The EU & the energy crisis: “Fake it till you make it”
Belgium, (Brussels Morning Newspaper) Are you having a hard time understanding what the “dynamic gas price cap” proposed by the European Commission is? Wondering how this will cut energy bills? You’re not alone. Not even the Commission is too clear on it, simply because it still doesn’t exist.
The EU Council and Commission are hiding behind a flood of documents and catchy names, but their proposals are nowhere near sufficient to address the magnitude of this energy crisis. People in Europe are tired of this institutional flurry; they expect lawmakers to act in the interest of the common good.

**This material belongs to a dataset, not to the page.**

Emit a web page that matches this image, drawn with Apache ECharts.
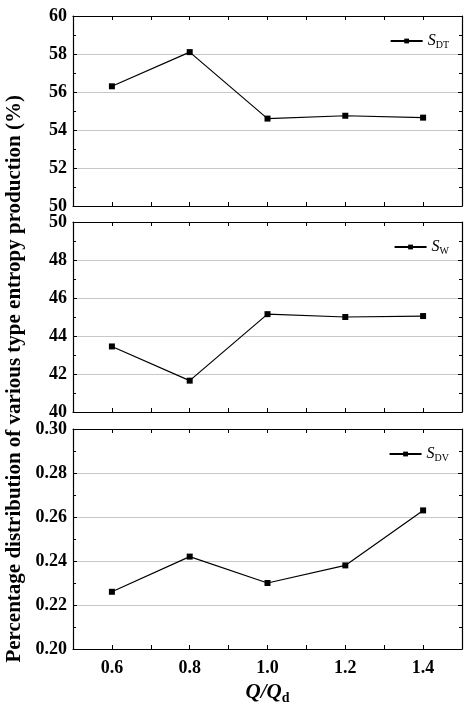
<!DOCTYPE html><html><head><meta charset="utf-8"><script src="https://cdn.jsdelivr.net/npm/echarts@6/dist/echarts.min.js"></script>
<style>html,body{margin:0;background:#fff}#c{width:474px;height:706px}</style></head><body><div id="c"></div><script>
const xVals=[0.6,0.8,1.0,1.2,1.4];
const sDT=[56.3,58.1,54.6,54.75,54.65];
const sW=[43.45,41.65,45.15,45.0,45.05];
const sDV=[0.226,0.242,0.230,0.238,0.263];
const font='Liberation Serif';
const grids=[{top:16,height:190},{top:222,height:190},{top:429,height:224}];
const yCfg=[{min:50,max:60,interval:2,d:0},{min:40,max:50,interval:2,d:0},{min:0.2,max:0.3,interval:0.02,d:2}];
const names=[['S','DT'],['S','W'],['S','DV']];
const data=[sDT,sW,sDV];
const opt={animation:false,textStyle:{fontFamily:font},grid:grids.map(g=>({left:73,right:12,top:g.top,height:g.height})),
xAxis:[],yAxis:[],series:[],legend:[],graphic:[{type:'text',rotation:Math.PI/2,left:4,top:335-240,style:{text:'Percentage distribution of various type entropy production (%)',font:'bold 21px "Liberation Serif"',fill:'#000'},}]};
const ax={lineStyle:{color:'#000',width:1.2}};
for(let i=0;i<3;i++){
 const last=i===2;
 opt.xAxis.push({type:'value',gridIndex:i,min:0.5,max:1.5,interval:0.1,axisLine:ax,axisTick:{inside:true,length:4,lineStyle:{color:'#000'}},splitLine:{show:false},
  axisLabel:{show:last,fontFamily:font,fontWeight:'bold',fontSize:18,color:'#000',margin:10,formatter:v=>{const r=Math.round(v*10);return (r%2===0&&r>=6&&r<=14)?v.toFixed(1):'';}},
  name:last?'{i|Q/Q}{s|d}':'',nameLocation:'middle',nameGap:32,nameTextStyle:{rich:{i:{fontFamily:font,fontStyle:'italic',fontWeight:'bold',fontSize:21,color:'#000'},s:{fontFamily:font,fontWeight:'bold',fontSize:14,color:'#000',padding:[10,0,0,0]}}}});
 opt.xAxis.push({type:'value',gridIndex:i,position:'top',min:0.5,max:1.5,interval:0.1,axisLine:ax,axisTick:{inside:true,length:4,lineStyle:{color:'#000'}},axisLabel:{show:false},splitLine:{show:false}});
 const y=yCfg[i];
 opt.yAxis.push({type:'value',gridIndex:i,min:y.min,max:y.max,interval:y.interval,axisLine:{show:true,...ax},axisTick:{inside:true,length:4,lineStyle:{color:'#000'}},minorTick:{show:true,splitNumber:2,length:3,lineStyle:{color:'#000'}},
  splitLine:{show:true,lineStyle:{color:'#c8c8c8'}},axisLabel:{fontFamily:font,fontWeight:'bold',fontSize:18,color:'#000',margin:6,formatter:v=>v.toFixed(y.d)}});
 opt.yAxis.push({type:'value',gridIndex:i,position:'right',min:y.min,max:y.max,interval:y.interval,axisLine:{show:true,...ax},axisTick:{inside:true,length:4,lineStyle:{color:'#000'}},minorTick:{show:true,splitNumber:2,length:3,lineStyle:{color:'#000'}},axisLabel:{show:false},splitLine:{show:false}});
 const nm=names[i][0]+'_'+names[i][1];
 opt.series.push({type:'line',name:nm,xAxisIndex:2*i,yAxisIndex:2*i,data:xVals.map((x,k)=>[x,data[i][k]]),symbol:'rect',symbolSize:6,itemStyle:{color:'#000'},lineStyle:{color:'#000',width:1.2}});
 opt.legend.push({data:[nm],right:20,top:grids[i].top+12,itemWidth:32,itemHeight:6,itemGap:4,
  formatter:()=>'{a|'+names[i][0]+'}{b|'+names[i][1]+'}',textStyle:{rich:{a:{fontFamily:font,fontStyle:'italic',fontSize:16,color:'#000'},b:{fontFamily:font,fontSize:10,color:'#000',padding:[8,0,0,0]}}}});
}
echarts.init(document.getElementById('c')).setOption(opt);
</script></body></html>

The Commission has yet to fully come to terms with the failure of the energy market. Despite President von der Leyen recognising that “it is not fit for purpose”, her institution is struggling to come up with consequential interventions. If the Dutch Title Transfer Facility (TTF) is not representative of the current gas market, are we sure it is worthwhile keeping it? This is what the Commission is proposing, leaving weak alternatives for the future. The new LNG benchmark will only be operational in a year’s time, and it will be little more than a proposal, with no certainty of its impact. Once again the European Union places its bets on the “rationality of the market”, trusting that it will make the right choice. This however is a risky gamble in a context where Big Energy distributes dividends to shareholders and families struggle under the weight of burgeoning bills and stagnant wages.
The dynamic gas price cap at the moment is not even a proposal, it’s a fuzzy idea. The Commission is asking the Council for its green light for a mechanism that can limit “extreme prices”. This begs the question of how and who will determine the threshold of “extreme”. Will they take into account production costs? Will the wholesale gas prices paid by companies be finally made transparent and public? Nothing indicates that the Commission and Council proposals will follow this path.
Another worrying development is the proposed measures to safeguard companies operating in the financial markets. The Commission proudly announced two interventions that will “ease the liquidity stress currently experienced by some energy companies”. These entail expanding “the list of eligible assets that can be used as collateral” and raising the commodity threshold “from 3 to 4 billion euros”. This is a déjà vu of the 2008 banking crisis, when regulatory standards were relaxed to mask structural flaws. We all know how that story ended.
Even on apparently less controversial issues such as energy savings, some unresolved question marks remain. While there is no doubt that reduction of consumption is urgently needed, how this takes place has an enormous impact on people’s daily lives and on the future of small businesses. Energy saving measures need to be targeted first and foremost at those who over consume, otherwise they run the risk of worsening existing inequalities, dragging more people into poverty. The Commission’s official advice when it comes to energy saving includes measures such as replacing single-glazed windows with double-glazed ones. Tone-deaf. For most families struggling to cope with the rising cost of living, such an expense is simply unthinkable.
For over 12 months member states and European institutions have been passing the buck on rising bills, failing to provide the “unprecedented measures” they promised. This is not the time to be asking big polluters, such as fossil fuel companies, for symbolic “solidarity contributions”. Now is the time to radically reform a broken energy sector which has been exclusively benefitting polluting energy companies at the expense of the planet and working class families.
The shortsighted proposals coming from the Commission and Council over the past year have nothing to do with solidarity. Rather, as European institutions drag their feet, energy and fossil fuel companies continue to register record profits while working people see their wages eaten up by inflation and the rising cost of living. Are EU leaders up to the task of reversing this trend?